Il va sans dire que l’administration pénitentiaire ne peut que constater que les parloirs permettent le passage de drogues et de stupéfiants, même si des fouilles circonstanciées se déroulent avant et après. Le " parloir " est organisé autour de la fonction sécuritaire de la prison.

La commission a été frappée par l’état généralement critiquable des parloirs.

Tout d’abord, les " abris famille " ; les familles attendent d’accéder aux parloirs dans une salle exiguë, lorsqu’une telle salle existe.

En effet, dans un certain nombre de maisons d’arrêt, les visiteurs sont parqués dans un couloir, sans possibilité de s’asseoir, en attendant de passer sous le portique et de rejoindre leurs proches.

A la maison d’arrêt de Varces, les collectivités territoriales et le barreau ont financé la construction d’un bâtiment clos et couvert. Mais il n’en demeure pas moins, comme l’a signalé le bâtonnier Michel Bénichou devant la commission, que la responsabilité de la construction de tels édifices devrait relever de l’administration pénitentiaire.

Ensuite, le " parloir " lui-même : il s’agit souvent d’un endroit peu pratique d’accès dans la prison, mal nettoyé, mal éclairé, voire sordide comme à Toulon.

A la maison d’arrêt de Fresnes, le parloir est au sous-sol, non loin des cuisines. La lumière artificielle est la règle. Les détenus et leurs familles disposent de peu d’espace.

A la maison d’arrêt de Nanterre, la direction a dû installer un petit dispensaire qui permet aux personnes de se reposer : la circulation dans les couloirs pour rejoindre les parloirs, leur caractère sombre et oppressant provoquent régulièrement des malaises chez certains visiteurs...

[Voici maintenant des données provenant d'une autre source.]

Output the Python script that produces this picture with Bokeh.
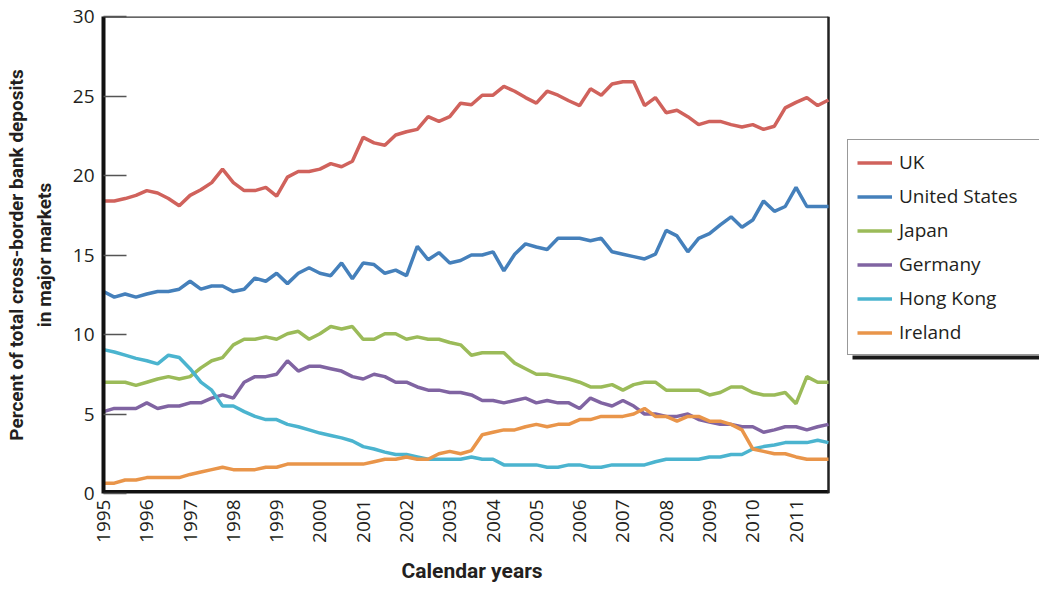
import math
from bokeh.plotting import figure
from bokeh.models import Legend, LegendItem, FixedTicker, Range1d, Title, BoxAnnotation
from bokeh.embed import file_html
from bokeh.resources import INLINE

# ---- data (quarterly, 1995 Q1 .. 2011 Q4) ----
start_year = 1995
n_quarters = 68
quarters = [start_year + q / 4 for q in range(n_quarters)]

uk = [18.4, 18.4, 18.55, 18.75, 19.05, 18.9, 18.55, 18.1, 18.75, 19.1,
      19.55, 20.4, 19.55, 19.05, 19.05, 19.25, 18.7, 19.9, 20.25, 20.25,
      20.4, 20.75, 20.55, 20.9, 22.4, 22.05, 21.9, 22.55, 22.75, 22.9,
      23.7, 23.4, 23.7, 24.55, 24.45, 25.05, 25.05, 25.6, 25.3, 24.9,
      24.55, 25.3, 25.05, 24.7, 24.4, 25.45, 25.05, 25.75, 25.9, 25.9,
      24.4, 24.9, 23.95, 24.1, 23.7, 23.2, 23.4, 23.4, 23.2, 23.05,
      23.2, 22.9, 23.1, 24.25, 24.6, 24.9, 24.4, 24.75]
united_states = [12.7, 12.35, 12.55, 12.35, 12.55, 12.7, 12.7, 12.85, 13.35, 12.85,
                 13.05, 13.05, 12.7, 12.85, 13.55, 13.35, 13.85, 13.2, 13.85, 14.2,
                 13.85, 13.7, 14.5, 13.5, 14.5, 14.4, 13.85, 14.05, 13.7, 15.55,
                 14.7, 15.15, 14.5, 14.65, 15.0, 15.0, 15.2, 14.0, 15.05, 15.7,
                 15.5, 15.35, 16.05, 16.05, 16.05, 15.9, 16.05, 15.2, 15.05, 14.9,
                 14.75, 15.05, 16.55, 16.2, 15.2, 16.05, 16.35, 16.9, 17.4, 16.75,
                 17.2, 18.4, 17.75, 18.05, 19.25, 18.05, 18.05, 18.05]
japan = [7.0, 7.0, 7.0, 6.8, 7.0, 7.2, 7.35, 7.2, 7.35, 7.9,
         8.35, 8.55, 9.35, 9.7, 9.7, 9.85, 9.7, 10.05, 10.2, 9.7,
         10.05, 10.5, 10.35, 10.5, 9.7, 9.7, 10.05, 10.05, 9.7, 9.85,
         9.7, 9.7, 9.5, 9.35, 8.7, 8.85, 8.85, 8.85, 8.2, 7.85,
         7.5, 7.5, 7.35, 7.2, 7.0, 6.7, 6.7, 6.85, 6.5, 6.85,
         7.0, 7.0, 6.5, 6.5, 6.5, 6.5, 6.2, 6.35, 6.7, 6.7,
         6.35, 6.2, 6.2, 6.35, 5.65, 7.35, 7.0, 7.0]
germany = [5.15, 5.35, 5.35, 5.35, 5.7, 5.35, 5.5, 5.5, 5.7, 5.7,
           6.0, 6.2, 6.0, 7.0, 7.35, 7.35, 7.5, 8.35, 7.7, 8.0,
           8.0, 7.85, 7.7, 7.35, 7.2, 7.5, 7.35, 7.0, 7.0, 6.7,
           6.5, 6.5, 6.35, 6.35, 6.2, 5.85, 5.85, 5.7, 5.85, 6.0,
           5.7, 5.85, 5.7, 5.7, 5.35, 6.0, 5.7, 5.5, 5.85, 5.5,
           5.0, 5.0, 4.85, 4.85, 5.0, 4.65, 4.5, 4.35, 4.35, 4.2,
           4.2, 3.85, 4.0, 4.2, 4.2, 4.0, 4.2, 4.35]
hong_kong = [9.05, 8.9, 8.7, 8.5, 8.35, 8.15, 8.7, 8.55, 7.85, 7.0,
             6.5, 5.5, 5.5, 5.15, 4.85, 4.65, 4.65, 4.35, 4.2, 4.0,
             3.8, 3.65, 3.5, 3.3, 2.95, 2.8, 2.6, 2.45, 2.45, 2.3,
             2.15, 2.15, 2.15, 2.15, 2.3, 2.15, 2.15, 1.8, 1.8, 1.8,
             1.8, 1.65, 1.65, 1.8, 1.8, 1.65, 1.65, 1.8, 1.8, 1.8,
             1.8, 2.0, 2.15, 2.15, 2.15, 2.15, 2.3, 2.3, 2.45, 2.45,
             2.8, 2.95, 3.05, 3.2, 3.2, 3.2, 3.35, 3.2]
ireland = [0.65, 0.65, 0.85, 0.85, 1.0, 1.0, 1.0, 1.0, 1.2, 1.35,
           1.5, 1.65, 1.5, 1.5, 1.5, 1.65, 1.65, 1.85, 1.85, 1.85,
           1.85, 1.85, 1.85, 1.85, 1.85, 2.0, 2.15, 2.15, 2.3, 2.15,
           2.15, 2.5, 2.65, 2.5, 2.7, 3.7, 3.85, 4.0, 4.0, 4.2,
           4.35, 4.2, 4.35, 4.35, 4.65, 4.65, 4.85, 4.85, 4.85, 5.0,
           5.35, 4.85, 4.85, 4.55, 4.85, 4.85, 4.55, 4.55, 4.35, 4.0,
           2.8, 2.65, 2.5, 2.5, 2.3, 2.15, 2.15, 2.15]

series_names = ["UK", "United States", "Japan", "Germany", "Hong Kong", "Ireland"]
series_values = [uk, united_states, japan, germany, hong_kong, ireland]
series_colors = ["#D0625C", "#4580BB", "#9BBB59", "#8064A2", "#4BB4CF", "#E9954A"]

x_ticks = list(range(1995, 2012))
y_ticks = [0, 5, 10, 15, 20, 25, 30]
y_min, y_max = 0, 30

TEXT = "#231f20"

# layout: the plotting area spans the full width so the legend can sit to the
# right of the data box; the data box itself is drawn as a border below.
W, H = 1039, 595
LEFT, TOP, BOTTOM = 103, 16, 102
BOX_W = 725                       # width of the data box in pixels
x0, x1 = quarters[0], quarters[-1]
x_end = x0 + (x1 - x0) * (W - LEFT) / BOX_W

p = figure(width=W, height=H, output_backend="svg", toolbar_location=None,
           x_range=Range1d(x0, x_end), y_range=Range1d(y_min, y_max),
           min_border_left=LEFT, min_border_right=0, min_border_top=TOP,
           min_border_bottom=BOTTOM)
p.xgrid.visible = False
p.ygrid.visible = False
p.outline_line_color = None
p.background_fill_color = "white"
p.border_fill_color = "white"

# y axis
ya = p.yaxis[0]
ya.ticker = FixedTicker(ticks=y_ticks)
ya.major_tick_in = 23
ya.major_tick_out = 0
ya.minor_tick_line_color = None
ya.major_tick_line_color = "#555555"
ya.major_tick_line_width = 1.5
ya.axis_line_color = "#111111"
ya.axis_line_width = 4
ya.major_label_text_font = "Open Sans"
ya.major_label_text_font_size = "19px"
ya.major_label_text_color = TEXT
ya.major_label_standoff = 9
ya.axis_label = "Percent of total cross-border bank deposits\nin major markets"
ya.axis_label_text_font = "Roboto"
ya.axis_label_text_font_style = "bold"
ya.axis_label_text_font_size = "19px"
ya.axis_label_text_color = TEXT
ya.axis_label_standoff = 14

# x axis
xa = p.xaxis[0]
xa.ticker = FixedTicker(ticks=x_ticks)
xa.major_label_orientation = math.pi / 2
xa.major_tick_in = 0
xa.major_tick_out = 0
xa.minor_tick_line_color = None
xa.axis_line_color = None
xa.major_label_text_font = "Open Sans"
xa.major_label_text_font_size = "19px"
xa.major_label_text_color = TEXT
xa.major_label_standoff = 6

xtitle = Title(text="Calendar years", align="left", offset=298,
               text_font="Roboto", text_font_style="bold",
               text_font_size="21px", text_color=TEXT, standoff=22)
p.add_layout(xtitle, "below")

# data box border
p.line([x0, x1], [y_min, y_min], line_color="#111111", line_width=7)
p.line([x0, x1], [y_max, y_max], line_color="#333333", line_width=2.5)
p.line([x1, x1], [y_min, y_max], line_color="#222222", line_width=2.5)

items = []
for name, vals, col in zip(series_names, series_values, series_colors):
    r = p.line(quarters, vals, line_color=col, line_width=3.5)
    items.append(LegendItem(label=name, renderers=[r]))

# legend shadow (thick dark bar under the legend box)
LEG_X, LEG_Y = 744, 138
shadow = BoxAnnotation(left=LEG_X + 5, right=W, bottom=LEG_Y - 4, top=LEG_Y,
                       left_units="screen", right_units="screen",
                       bottom_units="screen", top_units="screen",
                       fill_color="#1a1a1a", fill_alpha=1.0, line_color=None)
p.add_layout(shadow)

legend = Legend(items=items, location=(LEG_X, LEG_Y), orientation="vertical",
                glyph_width=35, glyph_height=25, label_height=25,
                spacing=8, padding=9, label_standoff=7, label_width=145,
                label_text_font="Open Sans", label_text_font_size="19px",
                label_text_color=TEXT, border_line_color="#333333",
                border_line_width=1.5, background_fill_color="white",
                background_fill_alpha=1.0, margin=0)
p.add_layout(legend)

open("out.html", "w").write(file_html(p, INLINE))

D’heureuses exceptions tranchent en matière d’accueil des familles, comme la maison d’arrêt de Melun qui dispose d’un local pour les enfants.

Force est enfin de constater que les rapprochements intimes, pourtant interdits par le règlement intérieur, sont souvent tolérés dans nombre de maisons d’arrêt et surtout de centrales, comme l’a constaté la commission à Clairvaux.